For instance, in recent years, the impact of sand and dust storms on air quality has attracted attention.
Jiang revealed that the meteorological department has established a relatively comprehensive monitoring and forecasting system for dust and sand weather phenomena. The MEE has been focusing on monitoring and analyzing the impact of dust and sand weather phenomena on air quality, and has formed initial integrated monitoring and forecasting capabilities for the impact of dust and sand weather phenomena on air quality.
“According to analysis, the main sources of dust and sand affecting northern China in several major dust events since this spring are the Gobi Desert region in southern Mongolia and the sand source areas in Northwest China,” Jiang noted.

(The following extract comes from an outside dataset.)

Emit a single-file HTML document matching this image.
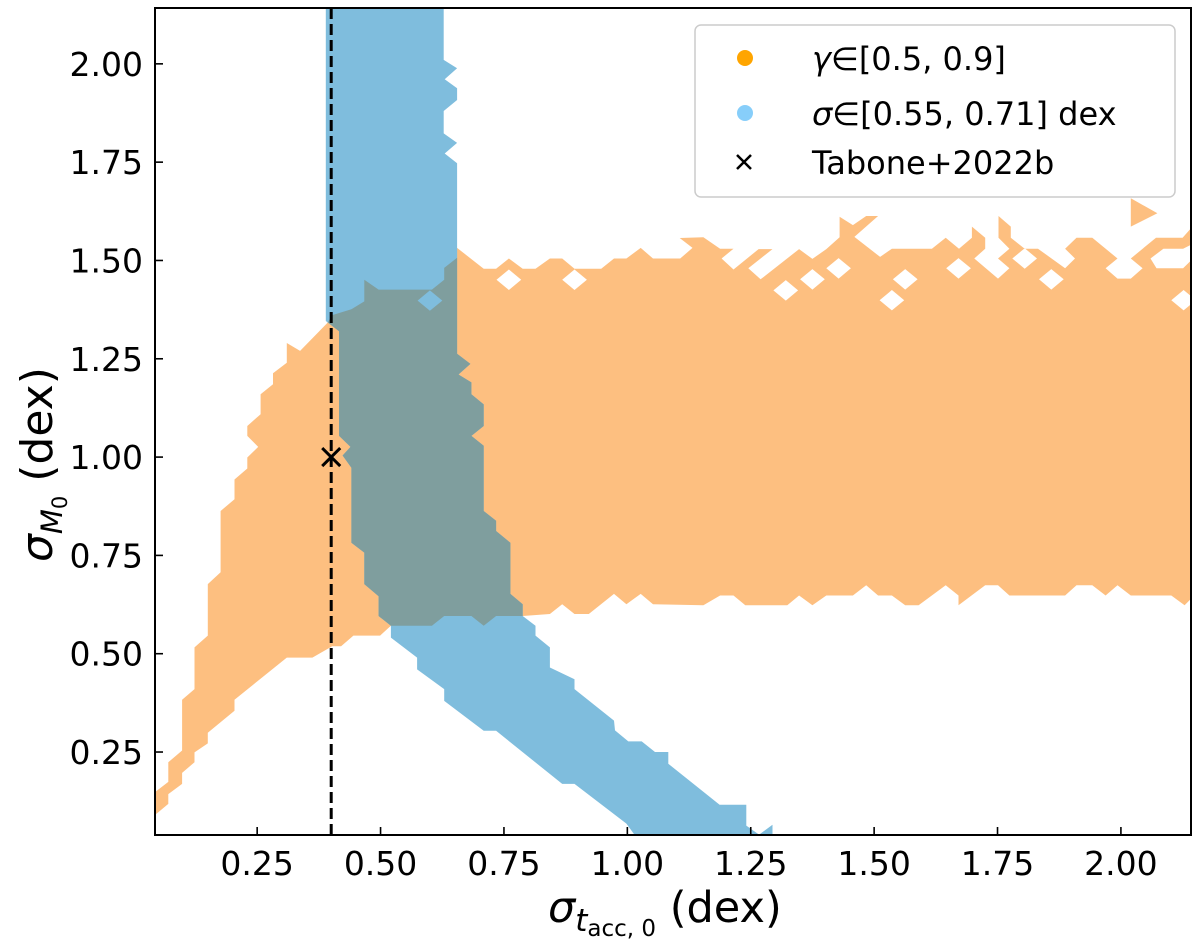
<!DOCTYPE html>
<html><head><meta charset="utf-8"><style>
html,body{margin:0;padding:0;background:#fff;}
svg{display:block;font-family:"DejaVu Sans","Liberation Sans",sans-serif;}
</style></head><body>
<svg id="chart" width="1200" height="947" viewBox="0 0 1200 947">
<defs><clipPath id="plotclip"><rect x="155" y="8" width="1036" height="827"/></clipPath>
<clipPath id="orangeclip"><path id="oclip" clip-rule="evenodd" d=""/></clipPath></defs>
<g id="plot" clip-path="url(#plotclip)"></g>
<g id="axes"></g>
</svg>
<script>
const xTicks=[0.25,0.50,0.75,1.00,1.25,1.50,1.75,2.00];
const xTickLabels=["0.25","0.50","0.75","1.00","1.25","1.50","1.75","2.00"];
const yTicks=[0.25,0.50,0.75,1.00,1.25,1.50,1.75,2.00];
const yTickLabels=["0.25","0.50","0.75","1.00","1.25","1.50","1.75","2.00"];
const orangeRegion=[[0.043,0.093],[0.043,0.148],[0.070,0.174],[0.070,0.224],[0.098,0.254],[0.098,0.383],[0.123,0.410],[0.123,0.516],[0.150,0.546],[0.150,0.677],[0.176,0.707],[0.176,0.863],[0.204,0.893],[0.204,0.943],[0.230,0.971],[0.230,0.999],[0.252,1.026],[0.230,1.054],[0.230,1.079],[0.257,1.109],[0.257,1.160],[0.282,1.185],[0.282,1.213],[0.310,1.240],[0.310,1.290],[0.337,1.270],[0.392,1.341],
[0.402,1.361],[0.441,1.376],[0.467,1.396],[0.467,1.451],[0.496,1.426],[0.604,1.426],[0.629,1.451],[0.629,1.481],[0.655,1.507],[0.655,1.532],[0.709,1.479],[0.734,1.479],[0.760,1.505],[0.788,1.479],[0.814,1.479],[0.843,1.505],[0.868,1.505],[0.893,1.479],[0.947,1.479],[0.973,1.505],[0.998,1.505],[1.027,1.532],[1.052,1.505],[1.107,1.505],[1.132,1.532],[1.106,1.557],[1.154,1.559],[1.188,1.530],[1.215,1.530],[1.191,1.505],[1.215,1.477],[1.266,1.529],[1.294,1.529],[1.245,1.480],[1.270,1.452],[1.348,1.529],[1.375,1.504],[1.403,1.529],[1.430,1.559],[1.430,1.611],[1.457,1.590],[1.484,1.613],[1.508,1.613],[1.460,1.560],[1.512,1.509],[1.536,1.530],[1.617,1.530],[1.645,1.558],[1.672,1.530],[1.698,1.558],[1.698,1.586],[1.725,1.558],[1.725,1.530],[1.703,1.505],[1.751,1.454],[1.774,1.480],[1.751,1.505],[1.774,1.530],[1.752,1.558],[1.752,1.613],[1.777,1.586],[1.777,1.558],[1.805,1.530],[1.832,1.530],[1.887,1.480],[1.907,1.505],[1.887,1.530],[1.910,1.558],[1.942,1.558],[1.993,1.505],[1.969,1.480],[1.993,1.454],[2.020,1.454],[2.044,1.480],[2.020,1.505],[2.071,1.558],[2.125,1.558],[2.142,1.582],[2.142,1.540],[2.126,1.530],[2.086,1.530],[2.060,1.505],[2.072,1.480],[2.126,1.480],[2.142,1.500],
[2.142,0.640],[2.129,0.623],[2.102,0.648],[2.020,0.648],[1.993,0.674],[1.969,0.648],[1.942,0.674],[1.910,0.674],[1.887,0.648],[1.774,0.648],[1.751,0.674],[1.725,0.674],[1.671,0.623],[1.671,0.648],[1.645,0.674],[1.590,0.623],[1.563,0.623],[1.536,0.648],[1.508,0.648],[1.484,0.674],[1.457,0.648],[1.403,0.648],[1.375,0.623],[1.348,0.648],[1.324,0.623],[1.239,0.623],[1.215,0.648],[1.188,0.648],[1.154,0.623],[1.052,0.626],[1.027,0.652],[0.998,0.626],[0.973,0.652],[0.922,0.601],[0.893,0.601],[0.868,0.626],[0.843,0.601],[0.788,0.596],[0.734,0.596],[0.709,0.571],[0.684,0.596],[0.629,0.596],[0.604,0.571],[0.521,0.571],[0.499,0.546],[0.445,0.546],[0.420,0.519],[0.402,0.519],[0.362,0.490],[0.310,0.490],[0.204,0.383],[0.204,0.355],[0.150,0.299],[0.150,0.272],[0.123,0.249],[0.123,0.224],[0.098,0.197],[0.098,0.169],[0.070,0.143],[0.070,0.118],[0.046,0.093]];
const orangeIsland=[[2.020,1.658],[2.074,1.620],[2.020,1.586]];
const orangeHoles=[[0.600,1.398],[0.760,1.451],[0.893,1.451],[1.321,1.424],[1.375,1.452],[1.428,1.480],[1.563,1.452],[1.536,1.399],[1.671,1.480],[1.805,1.505],[1.859,1.452],[2.127,1.399]];
const blueRegion=[[0.389,2.142],[0.628,2.142],[0.628,2.010],[0.655,1.989],[0.630,1.961],[0.655,1.938],[0.655,1.908],[0.628,1.880],[0.628,1.823],[0.655,1.799],[0.630,1.772],[0.655,1.747],[0.655,1.263],[0.682,1.237],[0.658,1.210],[0.684,1.190],[0.684,1.160],[0.709,1.134],[0.709,1.079],[0.684,1.054],[0.709,1.029],[0.709,0.863],[0.734,0.838],[0.734,0.812],[0.763,0.782],[0.763,0.652],[0.788,0.626],[0.788,0.596],[0.814,0.571],[0.814,0.546],[0.843,0.516],[0.843,0.465],[0.893,0.435],[0.893,0.410],[0.973,0.330],[0.975,0.305],[1.002,0.277],[1.029,0.277],[1.056,0.250],[1.083,0.250],[1.083,0.220],[1.187,0.116],[1.241,0.116],[1.241,0.063],[1.267,0.040],[1.294,0.065],[1.294,0.030],[1.020,0.030],[0.998,0.068],[0.893,0.169],[0.868,0.169],[0.734,0.304],[0.709,0.304],[0.629,0.380],[0.629,0.410],[0.574,0.460],[0.574,0.490],[0.521,0.541],[0.521,0.571],[0.496,0.596],[0.496,0.646],[0.467,0.677],[0.467,0.757],[0.441,0.782],[0.441,0.973],[0.423,1.004],[0.439,1.026],[0.416,1.054],[0.416,1.320],[0.389,1.346]];
const refX=[0.40];
const refY=[1.00];

const X0=155,X1=1191,Y0=835,Y1=8,XMIN=0.043,XMAX=2.142,YMIN=0.039,YMAX=2.142;
function sx(v){return X0+(v-XMIN)/(XMAX-XMIN)*(X1-X0);}
function sy(v){return Y0-(v-YMIN)/(YMAX-YMIN)*(Y0-Y1);}
const NS="http://www.w3.org/2000/svg";
function mk(tag,attrs,parent){const e=document.createElementNS(NS,tag);for(const k in attrs)e.setAttribute(k,attrs[k]);parent.appendChild(e);return e;}
function polyD(pts){return "M"+pts.map(p=>sx(p[0]).toFixed(1)+","+sy(p[1]).toFixed(1)).join("L")+"Z";}
function diamondD(c){const hx=0.025,hy=0.026;return polyD([[c[0]-hx,c[1]],[c[0],c[1]+hy],[c[0]+hx,c[1]],[c[0],c[1]-hy]]);}
const plot=document.getElementById('plot'),axes=document.getElementById('axes');
let od=polyD(orangeRegion)+polyD(orangeIsland)+orangeHoles.map(diamondD).join("");
document.getElementById('oclip').setAttribute('d',od);
let o=mk('path',{d:od,fill:'#fdbf80','fill-rule':'evenodd'},plot);


let bd=polyD(blueRegion);
let b=mk('path',{d:bd,fill:'#7fbddd'},plot);


let g=mk('path',{d:bd,fill:'#7f9e9e','clip-path':'url(#orangeclip)'},plot);


let dl=mk('line',{x1:sx(refX[0]),x2:sx(refX[0]),y1:Y1,y2:Y0,stroke:'#000','stroke-width':3,'stroke-dasharray':'11,5'},plot);


let mx=sx(refX[0]),my=sy(refY[0]);
let m=mk('path',{d:`M${mx-9},${my-9}L${mx+9},${my+9}M${mx-9},${my+9}L${mx+9},${my-9}`,stroke:'#000','stroke-width':3},plot);


let fr=mk('rect',{x:X0,y:Y1,width:X1-X0,height:Y0-Y1,fill:'none',stroke:'#000','stroke-width':2},axes);


xTicks.forEach((v,i)=>{
 let t=mk('line',{x1:sx(v),x2:sx(v),y1:Y0,y2:Y0-8,stroke:'#000','stroke-width':1.6},axes);
 
 
 let l=mk('text',{x:sx(v),y:Y0+40,'text-anchor':'middle','font-size':33,fill:'#000'},axes);
 l.textContent=xTickLabels[i];
 
 
});
yTicks.forEach((v,i)=>{
 let t=mk('line',{x1:X0,x2:X0+8,y1:sy(v),y2:sy(v),stroke:'#000','stroke-width':1.6},axes);
 
 
 let l=mk('text',{x:X0-12,y:sy(v)+12,'text-anchor':'end','font-size':33,fill:'#000'},axes);
 l.textContent=yTickLabels[i];
 
 
});
</script>
<svg style="position:absolute;left:0;top:0" width="1200" height="947">
<g font-family="DejaVu Sans, Liberation Sans, sans-serif">
<text x="548" y="922" font-size="43"><tspan font-style="italic">σ</tspan><tspan font-style="italic" font-size="31" dy="9">t</tspan><tspan font-size="23" dy="5">acc, 0</tspan><tspan dy="-14"> (dex)</tspan></text>
<text transform="translate(52,562) rotate(-90)" font-size="44"><tspan font-style="italic">σ</tspan><tspan font-style="italic" font-size="29" dy="10">M</tspan><tspan font-size="21" dy="5">0</tspan><tspan dy="-15"> (dex)</tspan></text>
<g>
<rect x="695" y="25" width="480" height="172" rx="6" fill="#fff" fill-opacity="0.85" stroke="#cccccc" stroke-width="1.5"/>
<circle cx="745" cy="58" r="8" fill="#ffa500"/>
<text x="812" y="70" font-size="32"><tspan font-style="italic">γ</tspan>∈[0.5, 0.9]</text>
<circle cx="745" cy="113" r="8" fill="#87cefa"/>
<text x="812" y="125" font-size="32"><tspan font-style="italic">σ</tspan>∈[0.55, 0.71] dex</text>
<path d="M737,155L751,169M737,169L751,155" stroke="#000" stroke-width="2.5"/>
<text x="812" y="174" font-size="32">Tabone+2022b</text>
</g></g></svg>
</body></html>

According to the report, the average temperature in China was 10.51 C in 2022, 0.62 C higher than average between 1991 and 2020, and the highest since 1951. Meanwhile, the country’s average rainfall was 606.1 mm, 5 percent less than the 1991-2020 usual, and the lowest in the last decade. Carbon emissions per 10,000 yuan of GDP also dropped 0.8 percent from 2021 levels, according to the report.
According to preliminary calculations, total energy consumption in 2022 was equal to 5.41 billion tons of standard coal, an increase of 2.9 percent above 2021 levels. Coal consumption increased by 4.3 percent, crude oil consumption dropped by 3.1 percent, natural gas consumption dropped by 4.3 percent, while electricity consumption increased by 3.6 percent.
Coal consumption accounted for 56.2 percent of total energy consumption, 0.3 percentage points higher than 2021; clean energy consumption such as natural gas, hydropower, nuclear power, wind power, and solar energy accounted for 25.9 percent of total energy consumption, 0.4 percentage points more than 2021.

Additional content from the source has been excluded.